Beware, these bars are very sweet, and if I were to make them again I would dial that down somewhat. As a first step, I would use unsweetened coconut instead of the sweetened variety that I, somewhat incomprehensively, used this time. I have to admit, I never thought a maraschino cherry would cross my threshold again, as I have a thing about food dyes and artificial flavours these days, but a little blast from the past can’t hurt, can it?
These bars were pure nostalgia for me, bringing back memories of baking in my mother’s kitchen back on the farm. From today’s vantage point, that seems like such a simple and innocent time.

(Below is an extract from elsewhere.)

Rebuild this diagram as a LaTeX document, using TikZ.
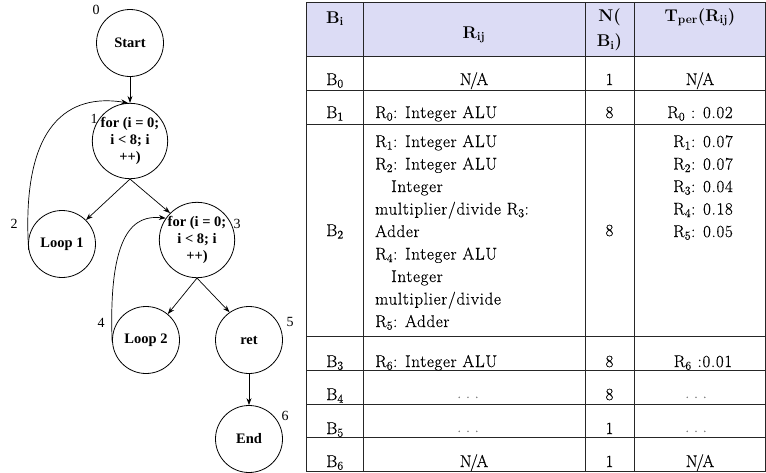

What recipes have you made lately that take you back?
Cherry Coconut Bars
Source unknown. Pre-heat oven to 350º F. Prepare a 9″ x 9″ pan by buttering it. If you wish, you can then line it with parchment paper and then butter that as well (extending the paper slightly past the top of the pan makes it easy to lift the entire batch from the pan before slicing). You can see from the card that the original recipe calls for an 8″ square pan, but I often use a larger pan and reduce the baking time to compensate.
- 1 cup sifted flour
- 1/2 cup butter
- 3 tbsp icing sugar
Mix until well incorporated. Spread and pat into the prepared pan and bake for about 15 minutes, or until set and lightly coloured.
- 2 eggs, slightly beaten
- 1 cup sugar
- 1/4 cup flour
- 1/4 tsp salt
- 1/2 tsp baking powder
- 1 tsp pure vanilla extract
- 1 cup shredded unsweetened coconut
- 1/2 cup chopped maraschino cherries
- 3/4 cup chopped walnuts
Stir the rest of the ingredients into the beaten eggs. Spread over top of the baked pastry base and bake another 22 to 25 minutes, or until the top is lightly browned. Let cool in the pan and then cut into bars the size of your choosing.